Can you set down, exactly as they appear below, the lines from the opening of the material through the one bearing "const xTicks = [1, 6];", minus the pictures?

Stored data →
========================================

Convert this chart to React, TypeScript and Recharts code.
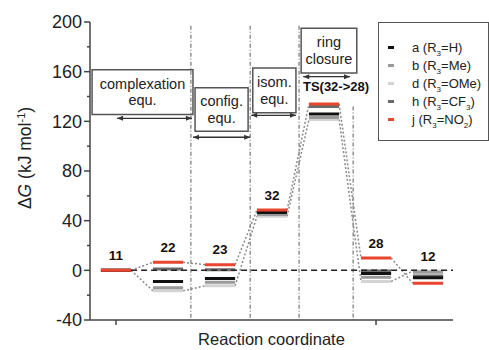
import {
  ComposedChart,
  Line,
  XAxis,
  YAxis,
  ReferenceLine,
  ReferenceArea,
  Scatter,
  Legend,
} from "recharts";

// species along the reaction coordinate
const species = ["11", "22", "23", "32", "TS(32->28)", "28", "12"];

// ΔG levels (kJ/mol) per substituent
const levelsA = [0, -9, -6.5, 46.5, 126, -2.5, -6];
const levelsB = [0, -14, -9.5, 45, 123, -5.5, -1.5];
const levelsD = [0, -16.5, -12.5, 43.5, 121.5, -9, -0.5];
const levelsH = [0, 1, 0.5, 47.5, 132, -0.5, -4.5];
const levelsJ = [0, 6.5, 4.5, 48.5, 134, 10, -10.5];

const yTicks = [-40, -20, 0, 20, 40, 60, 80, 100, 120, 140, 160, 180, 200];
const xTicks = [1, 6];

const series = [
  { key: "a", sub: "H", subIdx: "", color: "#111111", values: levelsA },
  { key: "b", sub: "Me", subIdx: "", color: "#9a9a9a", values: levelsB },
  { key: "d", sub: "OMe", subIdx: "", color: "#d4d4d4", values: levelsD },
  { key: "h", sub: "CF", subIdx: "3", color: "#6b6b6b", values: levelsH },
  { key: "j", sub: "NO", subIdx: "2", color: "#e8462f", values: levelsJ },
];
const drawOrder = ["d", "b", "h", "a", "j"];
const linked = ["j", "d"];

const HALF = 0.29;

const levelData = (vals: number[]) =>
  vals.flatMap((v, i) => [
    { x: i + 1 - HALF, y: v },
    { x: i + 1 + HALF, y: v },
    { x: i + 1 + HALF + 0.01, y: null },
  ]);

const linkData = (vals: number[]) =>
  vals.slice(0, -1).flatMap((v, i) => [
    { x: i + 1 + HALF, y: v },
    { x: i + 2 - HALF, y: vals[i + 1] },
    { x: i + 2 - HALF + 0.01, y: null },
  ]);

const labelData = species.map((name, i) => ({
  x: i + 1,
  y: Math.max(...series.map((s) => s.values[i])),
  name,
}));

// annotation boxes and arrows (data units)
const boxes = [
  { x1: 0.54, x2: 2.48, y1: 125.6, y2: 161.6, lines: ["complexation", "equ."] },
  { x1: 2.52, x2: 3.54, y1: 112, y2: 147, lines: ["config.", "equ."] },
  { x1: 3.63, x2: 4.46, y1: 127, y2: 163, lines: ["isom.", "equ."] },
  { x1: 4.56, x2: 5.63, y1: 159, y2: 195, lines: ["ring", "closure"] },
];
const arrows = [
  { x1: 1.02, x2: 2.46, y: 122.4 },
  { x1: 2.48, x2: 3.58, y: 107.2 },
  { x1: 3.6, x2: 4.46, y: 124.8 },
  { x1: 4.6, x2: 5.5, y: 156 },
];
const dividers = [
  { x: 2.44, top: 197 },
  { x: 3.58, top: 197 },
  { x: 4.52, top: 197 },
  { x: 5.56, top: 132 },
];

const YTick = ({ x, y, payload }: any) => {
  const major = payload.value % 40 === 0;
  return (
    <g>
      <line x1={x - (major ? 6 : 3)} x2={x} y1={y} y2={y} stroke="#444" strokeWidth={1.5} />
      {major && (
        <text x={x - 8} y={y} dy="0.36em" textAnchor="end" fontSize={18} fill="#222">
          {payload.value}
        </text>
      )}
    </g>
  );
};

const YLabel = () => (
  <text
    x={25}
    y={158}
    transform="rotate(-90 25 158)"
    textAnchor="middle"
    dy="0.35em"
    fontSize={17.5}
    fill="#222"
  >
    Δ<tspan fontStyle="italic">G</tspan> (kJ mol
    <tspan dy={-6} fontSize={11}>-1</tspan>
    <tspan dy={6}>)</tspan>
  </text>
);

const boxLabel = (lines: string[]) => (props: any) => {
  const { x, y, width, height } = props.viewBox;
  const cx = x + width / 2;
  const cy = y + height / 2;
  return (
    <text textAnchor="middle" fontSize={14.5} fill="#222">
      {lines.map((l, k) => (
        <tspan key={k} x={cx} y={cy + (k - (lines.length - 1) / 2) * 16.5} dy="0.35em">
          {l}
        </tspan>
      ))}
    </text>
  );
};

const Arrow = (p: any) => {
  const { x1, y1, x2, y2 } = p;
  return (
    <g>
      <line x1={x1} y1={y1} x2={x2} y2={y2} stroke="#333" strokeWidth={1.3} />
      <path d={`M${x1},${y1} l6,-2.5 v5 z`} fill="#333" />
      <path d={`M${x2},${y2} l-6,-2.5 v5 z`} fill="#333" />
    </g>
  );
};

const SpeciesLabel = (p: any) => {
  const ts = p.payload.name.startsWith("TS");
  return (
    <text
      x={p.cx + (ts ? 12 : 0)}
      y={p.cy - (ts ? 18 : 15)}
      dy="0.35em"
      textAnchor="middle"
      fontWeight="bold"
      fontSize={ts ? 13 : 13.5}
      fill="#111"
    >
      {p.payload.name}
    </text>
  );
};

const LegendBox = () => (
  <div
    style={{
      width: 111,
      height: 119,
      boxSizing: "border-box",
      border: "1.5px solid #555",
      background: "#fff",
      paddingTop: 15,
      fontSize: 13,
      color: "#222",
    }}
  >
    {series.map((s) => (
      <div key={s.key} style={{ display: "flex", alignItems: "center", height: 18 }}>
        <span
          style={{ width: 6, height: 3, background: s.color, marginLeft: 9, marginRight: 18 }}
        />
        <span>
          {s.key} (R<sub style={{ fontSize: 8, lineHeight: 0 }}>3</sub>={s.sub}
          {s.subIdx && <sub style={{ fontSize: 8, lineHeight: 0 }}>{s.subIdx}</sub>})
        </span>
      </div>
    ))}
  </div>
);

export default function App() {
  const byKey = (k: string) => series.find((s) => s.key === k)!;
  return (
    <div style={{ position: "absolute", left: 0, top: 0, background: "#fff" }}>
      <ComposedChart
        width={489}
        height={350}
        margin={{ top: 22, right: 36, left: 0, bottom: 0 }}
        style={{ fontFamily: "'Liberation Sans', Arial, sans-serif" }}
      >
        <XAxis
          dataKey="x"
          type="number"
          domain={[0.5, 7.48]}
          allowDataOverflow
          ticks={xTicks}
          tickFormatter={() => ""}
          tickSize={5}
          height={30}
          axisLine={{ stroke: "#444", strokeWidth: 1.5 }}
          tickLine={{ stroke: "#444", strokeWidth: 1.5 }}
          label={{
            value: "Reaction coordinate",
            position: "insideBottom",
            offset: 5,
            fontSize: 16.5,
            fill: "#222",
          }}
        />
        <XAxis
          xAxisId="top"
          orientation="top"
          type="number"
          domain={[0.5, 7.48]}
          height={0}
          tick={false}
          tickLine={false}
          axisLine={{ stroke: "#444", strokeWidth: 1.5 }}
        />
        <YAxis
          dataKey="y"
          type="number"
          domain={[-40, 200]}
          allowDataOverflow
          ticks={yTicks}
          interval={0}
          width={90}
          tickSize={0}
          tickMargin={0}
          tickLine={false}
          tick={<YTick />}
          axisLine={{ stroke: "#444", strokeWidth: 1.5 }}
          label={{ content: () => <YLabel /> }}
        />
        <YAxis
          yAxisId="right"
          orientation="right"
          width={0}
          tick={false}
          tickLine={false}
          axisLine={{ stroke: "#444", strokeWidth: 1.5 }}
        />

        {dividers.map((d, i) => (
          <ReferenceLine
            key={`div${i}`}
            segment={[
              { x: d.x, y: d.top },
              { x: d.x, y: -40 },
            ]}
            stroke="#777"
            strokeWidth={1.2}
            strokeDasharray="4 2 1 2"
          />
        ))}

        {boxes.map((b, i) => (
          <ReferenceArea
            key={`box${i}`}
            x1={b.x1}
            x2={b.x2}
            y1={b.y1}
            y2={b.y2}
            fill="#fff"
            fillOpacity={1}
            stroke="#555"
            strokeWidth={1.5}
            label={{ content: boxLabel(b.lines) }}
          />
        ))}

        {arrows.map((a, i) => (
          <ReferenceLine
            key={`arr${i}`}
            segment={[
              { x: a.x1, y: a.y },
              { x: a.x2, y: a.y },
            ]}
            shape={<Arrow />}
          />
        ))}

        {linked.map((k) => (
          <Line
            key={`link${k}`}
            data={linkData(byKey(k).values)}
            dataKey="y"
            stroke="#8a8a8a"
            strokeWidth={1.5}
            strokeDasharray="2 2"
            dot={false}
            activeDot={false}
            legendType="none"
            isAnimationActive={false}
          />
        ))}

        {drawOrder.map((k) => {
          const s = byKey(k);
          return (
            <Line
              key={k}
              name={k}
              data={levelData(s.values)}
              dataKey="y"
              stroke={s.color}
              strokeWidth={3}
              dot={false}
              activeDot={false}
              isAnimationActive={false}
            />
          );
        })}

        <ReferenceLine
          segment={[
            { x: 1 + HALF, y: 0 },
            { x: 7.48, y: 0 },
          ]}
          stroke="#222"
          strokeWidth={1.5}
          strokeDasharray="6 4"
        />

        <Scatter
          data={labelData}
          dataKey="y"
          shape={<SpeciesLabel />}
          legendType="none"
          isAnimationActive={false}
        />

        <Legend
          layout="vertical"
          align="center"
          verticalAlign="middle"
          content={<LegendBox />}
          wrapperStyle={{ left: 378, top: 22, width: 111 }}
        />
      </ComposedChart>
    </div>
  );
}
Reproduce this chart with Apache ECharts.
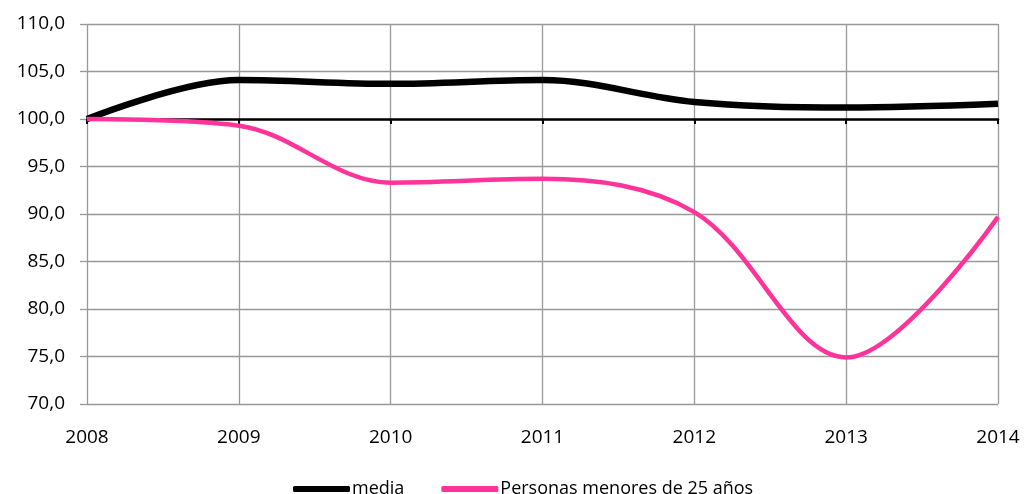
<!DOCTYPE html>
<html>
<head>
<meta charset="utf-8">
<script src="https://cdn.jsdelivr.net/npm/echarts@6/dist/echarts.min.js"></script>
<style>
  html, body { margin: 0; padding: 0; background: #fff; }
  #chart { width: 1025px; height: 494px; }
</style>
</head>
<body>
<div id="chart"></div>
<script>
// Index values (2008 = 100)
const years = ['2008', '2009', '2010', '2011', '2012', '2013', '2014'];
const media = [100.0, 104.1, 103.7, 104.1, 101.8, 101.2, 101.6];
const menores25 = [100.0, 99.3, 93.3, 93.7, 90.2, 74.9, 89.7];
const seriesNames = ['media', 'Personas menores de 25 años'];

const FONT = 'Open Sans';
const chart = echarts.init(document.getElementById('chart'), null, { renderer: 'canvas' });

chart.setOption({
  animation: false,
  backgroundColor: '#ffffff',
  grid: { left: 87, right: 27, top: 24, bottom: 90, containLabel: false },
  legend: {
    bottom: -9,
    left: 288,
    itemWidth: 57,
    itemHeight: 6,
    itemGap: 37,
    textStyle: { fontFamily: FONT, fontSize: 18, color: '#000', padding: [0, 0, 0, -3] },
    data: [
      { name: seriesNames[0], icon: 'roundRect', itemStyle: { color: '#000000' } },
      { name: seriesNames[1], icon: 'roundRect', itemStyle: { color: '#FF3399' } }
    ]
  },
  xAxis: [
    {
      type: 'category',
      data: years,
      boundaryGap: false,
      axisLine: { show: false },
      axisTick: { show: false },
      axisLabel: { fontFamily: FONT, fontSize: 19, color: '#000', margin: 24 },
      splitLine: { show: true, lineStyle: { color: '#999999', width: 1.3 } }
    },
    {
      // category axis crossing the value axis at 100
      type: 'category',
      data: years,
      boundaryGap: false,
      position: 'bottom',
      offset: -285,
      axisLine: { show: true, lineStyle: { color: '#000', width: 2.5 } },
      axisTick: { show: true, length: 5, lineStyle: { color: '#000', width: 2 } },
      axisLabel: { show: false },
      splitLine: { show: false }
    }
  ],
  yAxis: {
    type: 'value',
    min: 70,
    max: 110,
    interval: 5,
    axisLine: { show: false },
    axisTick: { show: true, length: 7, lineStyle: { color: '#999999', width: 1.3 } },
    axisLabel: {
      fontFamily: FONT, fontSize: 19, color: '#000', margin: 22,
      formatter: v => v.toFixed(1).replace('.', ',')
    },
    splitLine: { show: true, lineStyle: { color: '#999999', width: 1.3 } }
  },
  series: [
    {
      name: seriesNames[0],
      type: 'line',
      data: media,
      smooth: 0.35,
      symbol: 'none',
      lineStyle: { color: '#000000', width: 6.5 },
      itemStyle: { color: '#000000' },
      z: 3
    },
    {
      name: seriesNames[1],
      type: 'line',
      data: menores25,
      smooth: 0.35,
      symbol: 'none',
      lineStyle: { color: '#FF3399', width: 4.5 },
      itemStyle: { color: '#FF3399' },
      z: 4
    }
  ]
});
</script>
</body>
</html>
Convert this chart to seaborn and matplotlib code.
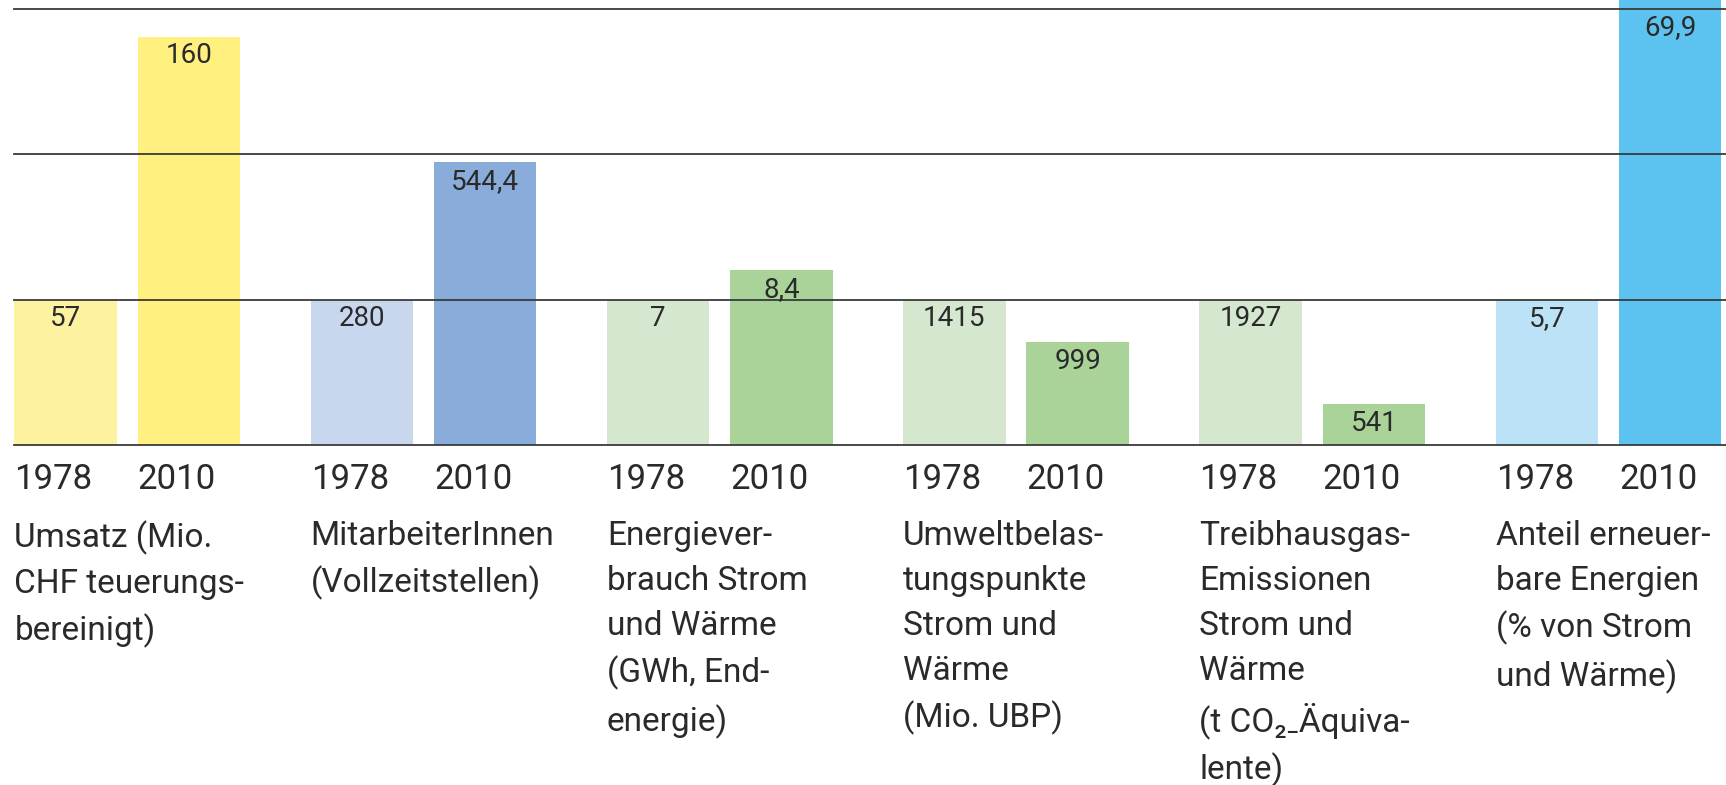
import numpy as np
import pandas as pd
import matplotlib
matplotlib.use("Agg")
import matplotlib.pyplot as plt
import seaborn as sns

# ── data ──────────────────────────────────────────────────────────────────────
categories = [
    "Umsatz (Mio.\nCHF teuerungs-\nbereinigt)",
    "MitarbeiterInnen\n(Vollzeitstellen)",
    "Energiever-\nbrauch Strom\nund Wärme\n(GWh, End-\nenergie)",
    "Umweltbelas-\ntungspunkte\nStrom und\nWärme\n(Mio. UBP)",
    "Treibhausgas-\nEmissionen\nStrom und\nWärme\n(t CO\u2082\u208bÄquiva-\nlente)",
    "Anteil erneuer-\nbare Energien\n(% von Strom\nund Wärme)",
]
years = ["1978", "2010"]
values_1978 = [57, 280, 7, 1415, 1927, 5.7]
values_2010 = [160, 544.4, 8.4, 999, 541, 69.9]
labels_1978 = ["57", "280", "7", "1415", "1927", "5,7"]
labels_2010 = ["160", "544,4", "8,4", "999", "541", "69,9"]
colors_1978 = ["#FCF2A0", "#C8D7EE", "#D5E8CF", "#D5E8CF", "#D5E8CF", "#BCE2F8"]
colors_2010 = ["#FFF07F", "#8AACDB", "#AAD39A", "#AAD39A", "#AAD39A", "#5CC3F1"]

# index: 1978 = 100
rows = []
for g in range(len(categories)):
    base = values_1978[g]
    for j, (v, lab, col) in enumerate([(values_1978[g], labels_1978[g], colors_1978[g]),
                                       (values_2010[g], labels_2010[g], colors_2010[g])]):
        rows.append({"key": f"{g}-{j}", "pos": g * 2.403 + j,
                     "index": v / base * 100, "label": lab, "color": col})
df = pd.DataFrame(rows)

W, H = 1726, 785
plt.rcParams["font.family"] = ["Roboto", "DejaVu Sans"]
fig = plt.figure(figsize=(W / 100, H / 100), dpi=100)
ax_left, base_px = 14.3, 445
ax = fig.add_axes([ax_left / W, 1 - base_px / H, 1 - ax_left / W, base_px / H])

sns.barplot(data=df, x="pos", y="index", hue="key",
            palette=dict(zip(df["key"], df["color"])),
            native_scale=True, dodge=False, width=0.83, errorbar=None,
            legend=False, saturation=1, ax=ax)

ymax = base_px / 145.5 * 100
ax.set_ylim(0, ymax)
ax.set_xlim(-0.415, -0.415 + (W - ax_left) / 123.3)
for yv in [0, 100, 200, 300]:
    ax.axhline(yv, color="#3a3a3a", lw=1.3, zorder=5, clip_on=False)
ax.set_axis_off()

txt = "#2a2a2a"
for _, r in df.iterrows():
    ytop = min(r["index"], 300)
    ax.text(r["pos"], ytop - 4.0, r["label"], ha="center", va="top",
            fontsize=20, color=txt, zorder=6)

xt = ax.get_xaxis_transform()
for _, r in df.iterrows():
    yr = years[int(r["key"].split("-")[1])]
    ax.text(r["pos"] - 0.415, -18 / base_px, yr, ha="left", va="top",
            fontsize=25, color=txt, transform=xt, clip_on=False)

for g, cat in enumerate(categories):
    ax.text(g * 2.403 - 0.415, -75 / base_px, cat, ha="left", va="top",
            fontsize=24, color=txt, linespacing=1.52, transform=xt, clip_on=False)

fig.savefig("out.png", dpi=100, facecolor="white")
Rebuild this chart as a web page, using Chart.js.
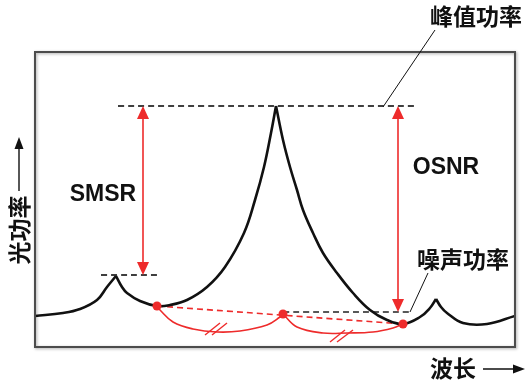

========================================

Reply →
Convert this chart to React, TypeScript and Recharts code.
import {
  ComposedChart,
  Line,
  XAxis,
  YAxis,
  ReferenceLine,
  ReferenceArea,
  Scatter,
  Legend,
} from "recharts";

// species along the reaction coordinate
const species = ["11", "22", "23", "32", "TS(32->28)", "28", "12"];

// ΔG levels (kJ/mol) per substituent
const levelsA = [0, -9, -6.5, 46.5, 126, -2.5, -6];
const levelsB = [0, -14, -9.5, 45, 123, -5.5, -1.5];
const levelsD = [0, -16.5, -12.5, 43.5, 121.5, -9, -0.5];
const levelsH = [0, 1, 0.5, 47.5, 132, -0.5, -4.5];
const levelsJ = [0, 6.5, 4.5, 48.5, 134, 10, -10.5];

const yTicks = [-40, -20, 0, 20, 40, 60, 80, 100, 120, 140, 160, 180, 200];
const xTicks = [1, 6];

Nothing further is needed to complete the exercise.